◆ **GOAL OF THE EXERCISE**
Exactly repeat the material, dropping every picture from the copy.

--

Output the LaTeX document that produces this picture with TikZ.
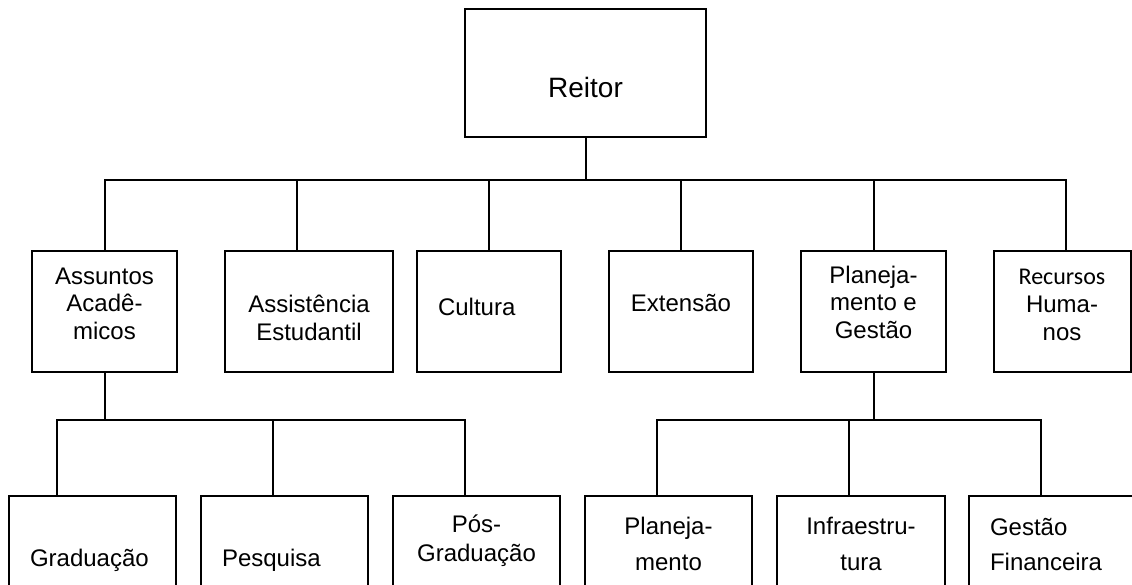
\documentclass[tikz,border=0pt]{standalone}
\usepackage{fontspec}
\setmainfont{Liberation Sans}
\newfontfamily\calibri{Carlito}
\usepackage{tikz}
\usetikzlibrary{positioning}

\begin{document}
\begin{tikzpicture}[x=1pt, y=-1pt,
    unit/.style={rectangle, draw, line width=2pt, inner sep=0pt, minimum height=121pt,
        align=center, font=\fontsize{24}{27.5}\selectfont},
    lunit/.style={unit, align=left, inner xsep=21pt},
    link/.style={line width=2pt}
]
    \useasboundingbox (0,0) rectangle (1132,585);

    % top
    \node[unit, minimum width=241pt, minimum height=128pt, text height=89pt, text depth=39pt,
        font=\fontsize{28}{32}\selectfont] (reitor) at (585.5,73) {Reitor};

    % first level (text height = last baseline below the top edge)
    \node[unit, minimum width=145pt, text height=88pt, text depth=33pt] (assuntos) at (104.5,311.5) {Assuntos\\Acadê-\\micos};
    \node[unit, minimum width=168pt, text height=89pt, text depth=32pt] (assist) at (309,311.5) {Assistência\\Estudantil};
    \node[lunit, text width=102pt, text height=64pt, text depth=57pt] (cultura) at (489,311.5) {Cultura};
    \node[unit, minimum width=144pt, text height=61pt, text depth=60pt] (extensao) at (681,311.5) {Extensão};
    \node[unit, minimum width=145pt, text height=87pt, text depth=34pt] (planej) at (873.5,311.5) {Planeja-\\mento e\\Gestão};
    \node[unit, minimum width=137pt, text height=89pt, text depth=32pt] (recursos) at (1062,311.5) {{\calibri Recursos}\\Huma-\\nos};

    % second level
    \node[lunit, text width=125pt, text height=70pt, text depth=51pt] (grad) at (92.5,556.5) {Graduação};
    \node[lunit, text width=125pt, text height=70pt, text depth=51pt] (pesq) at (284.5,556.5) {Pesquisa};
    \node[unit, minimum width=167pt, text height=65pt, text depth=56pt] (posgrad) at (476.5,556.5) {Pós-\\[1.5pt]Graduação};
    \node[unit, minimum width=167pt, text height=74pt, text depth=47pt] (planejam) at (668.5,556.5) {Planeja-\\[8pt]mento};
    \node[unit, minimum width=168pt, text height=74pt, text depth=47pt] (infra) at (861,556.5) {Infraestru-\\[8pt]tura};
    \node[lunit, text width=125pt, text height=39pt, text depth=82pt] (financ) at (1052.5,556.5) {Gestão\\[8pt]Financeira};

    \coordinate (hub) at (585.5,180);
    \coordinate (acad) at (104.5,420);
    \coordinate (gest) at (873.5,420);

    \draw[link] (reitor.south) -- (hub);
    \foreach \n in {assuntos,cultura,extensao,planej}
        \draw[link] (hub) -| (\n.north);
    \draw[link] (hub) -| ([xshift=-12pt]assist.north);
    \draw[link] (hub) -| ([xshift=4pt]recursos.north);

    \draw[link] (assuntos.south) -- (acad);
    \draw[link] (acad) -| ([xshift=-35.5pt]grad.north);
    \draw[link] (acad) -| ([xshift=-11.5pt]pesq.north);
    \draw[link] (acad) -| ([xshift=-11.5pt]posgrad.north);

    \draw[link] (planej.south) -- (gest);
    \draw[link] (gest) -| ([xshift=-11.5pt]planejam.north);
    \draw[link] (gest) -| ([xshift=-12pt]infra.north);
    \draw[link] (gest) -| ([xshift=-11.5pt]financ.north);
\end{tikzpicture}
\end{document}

--

◆ **ANSWER FOR THE TASK**
Output the LaTeX document that produces this picture with TikZ.
\documentclass[tikz,border=0pt]{standalone}
\usepackage{fontspec}
\setmainfont{Liberation Sans}
\newfontfamily\calibri{Carlito}
\usepackage{tikz}
\usetikzlibrary{positioning}

\begin{document}
\begin{tikzpicture}[x=1pt, y=-1pt,
    unit/.style={rectangle, draw, line width=2pt, inner sep=0pt, minimum height=121pt,
        align=center, font=\fontsize{24}{27.5}\selectfont},
    lunit/.style={unit, align=left, inner xsep=21pt},
    link/.style={line width=2pt}
]
    \useasboundingbox (0,0) rectangle (1132,585);

    % top
    \node[unit, minimum width=241pt, minimum height=128pt, text height=89pt, text depth=39pt,
        font=\fontsize{28}{32}\selectfont] (reitor) at (585.5,73) {Reitor};

    % first level (text height = last baseline below the top edge)
    \node[unit, minimum width=145pt, text height=88pt, text depth=33pt] (assuntos) at (104.5,311.5) {Assuntos\\Acadê-\\micos};
    \node[unit, minimum width=168pt, text height=89pt, text depth=32pt] (assist) at (309,311.5) {Assistência\\Estudantil};
    \node[lunit, text width=102pt, text height=64pt, text depth=57pt] (cultura) at (489,311.5) {Cultura};
    \node[unit, minimum width=144pt, text height=61pt, text depth=60pt] (extensao) at (681,311.5) {Extensão};
    \node[unit, minimum width=145pt, text height=87pt, text depth=34pt] (planej) at (873.5,311.5) {Planeja-\\mento e\\Gestão};
    \node[unit, minimum width=137pt, text height=89pt, text depth=32pt] (recursos) at (1062,311.5) {{\calibri Recursos}\\Huma-\\nos};

    % second level
    \node[lunit, text width=125pt, text height=70pt, text depth=51pt] (grad) at (92.5,556.5) {Graduação};
    \node[lunit, text width=125pt, text height=70pt, text depth=51pt] (pesq) at (284.5,556.5) {Pesquisa};
    \node[unit, minimum width=167pt, text height=65pt, text depth=56pt] (posgrad) at (476.5,556.5) {Pós-\\[1.5pt]Graduação};
    \node[unit, minimum width=167pt, text height=74pt, text depth=47pt] (planejam) at (668.5,556.5) {Planeja-\\[8pt]mento};
    \node[unit, minimum width=168pt, text height=74pt, text depth=47pt] (infra) at (861,556.5) {Infraestru-\\[8pt]tura};
    \node[lunit, text width=125pt, text height=39pt, text depth=82pt] (financ) at (1052.5,556.5) {Gestão\\[8pt]Financeira};

    \coordinate (hub) at (585.5,180);
    \coordinate (acad) at (104.5,420);
    \coordinate (gest) at (873.5,420);

    \draw[link] (reitor.south) -- (hub);
    \foreach \n in {assuntos,cultura,extensao,planej}
        \draw[link] (hub) -| (\n.north);
    \draw[link] (hub) -| ([xshift=-12pt]assist.north);
    \draw[link] (hub) -| ([xshift=4pt]recursos.north);

    \draw[link] (assuntos.south) -- (acad);
    \draw[link] (acad) -| ([xshift=-35.5pt]grad.north);
    \draw[link] (acad) -| ([xshift=-11.5pt]pesq.north);
    \draw[link] (acad) -| ([xshift=-11.5pt]posgrad.north);

    \draw[link] (planej.south) -- (gest);
    \draw[link] (gest) -| ([xshift=-11.5pt]planejam.north);
    \draw[link] (gest) -| ([xshift=-12pt]infra.north);
    \draw[link] (gest) -| ([xshift=-11.5pt]financ.north);
\end{tikzpicture}
\end{document}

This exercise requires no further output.